▶ **SET TASK**: Identify the lines bearing the string "this" and gather them.

▶ **DATA FOR PROCESSING**:
----
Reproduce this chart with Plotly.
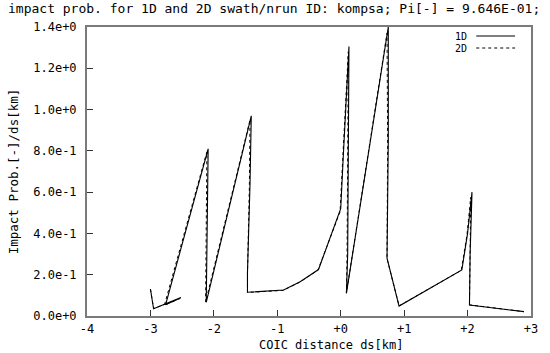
----
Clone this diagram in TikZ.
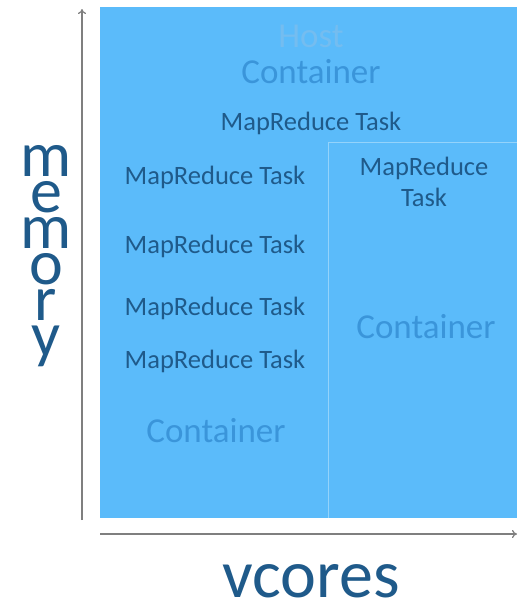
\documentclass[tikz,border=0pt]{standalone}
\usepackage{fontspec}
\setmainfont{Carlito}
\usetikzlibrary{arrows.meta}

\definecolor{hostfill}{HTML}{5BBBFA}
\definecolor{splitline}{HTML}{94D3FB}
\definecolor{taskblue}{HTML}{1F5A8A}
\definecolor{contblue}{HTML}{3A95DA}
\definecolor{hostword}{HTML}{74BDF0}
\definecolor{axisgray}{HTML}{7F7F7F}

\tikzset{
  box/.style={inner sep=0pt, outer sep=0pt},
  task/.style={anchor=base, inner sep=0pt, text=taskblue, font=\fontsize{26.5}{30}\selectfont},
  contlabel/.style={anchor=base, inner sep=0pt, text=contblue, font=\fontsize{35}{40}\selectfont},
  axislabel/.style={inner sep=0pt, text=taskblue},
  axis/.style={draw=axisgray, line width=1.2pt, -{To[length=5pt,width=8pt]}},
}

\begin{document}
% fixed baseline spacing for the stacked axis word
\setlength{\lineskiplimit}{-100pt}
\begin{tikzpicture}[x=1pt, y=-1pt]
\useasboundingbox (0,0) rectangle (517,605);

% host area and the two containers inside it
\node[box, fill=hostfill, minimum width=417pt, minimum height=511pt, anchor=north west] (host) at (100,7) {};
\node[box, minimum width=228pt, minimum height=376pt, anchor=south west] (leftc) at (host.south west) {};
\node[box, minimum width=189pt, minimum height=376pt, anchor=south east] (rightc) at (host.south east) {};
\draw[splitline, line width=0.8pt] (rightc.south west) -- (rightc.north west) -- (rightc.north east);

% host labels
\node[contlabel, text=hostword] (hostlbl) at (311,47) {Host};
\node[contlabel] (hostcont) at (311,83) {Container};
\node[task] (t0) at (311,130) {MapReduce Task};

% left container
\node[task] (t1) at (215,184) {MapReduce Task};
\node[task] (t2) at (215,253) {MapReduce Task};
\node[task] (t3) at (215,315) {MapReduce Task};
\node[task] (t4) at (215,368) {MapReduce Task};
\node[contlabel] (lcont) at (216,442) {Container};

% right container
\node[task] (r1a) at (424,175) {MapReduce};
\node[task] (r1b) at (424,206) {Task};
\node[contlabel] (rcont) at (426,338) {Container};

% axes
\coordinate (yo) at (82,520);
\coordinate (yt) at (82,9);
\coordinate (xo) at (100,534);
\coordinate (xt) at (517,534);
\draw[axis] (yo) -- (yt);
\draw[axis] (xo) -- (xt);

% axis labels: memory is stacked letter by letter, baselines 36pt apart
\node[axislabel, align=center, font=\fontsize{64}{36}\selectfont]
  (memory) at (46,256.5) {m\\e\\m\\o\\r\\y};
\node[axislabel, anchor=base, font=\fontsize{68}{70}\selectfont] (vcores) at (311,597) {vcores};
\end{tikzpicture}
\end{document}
----
▶ **FINAL RESULT**:
Reproduce this chart with Plotly.
Clone this diagram in TikZ.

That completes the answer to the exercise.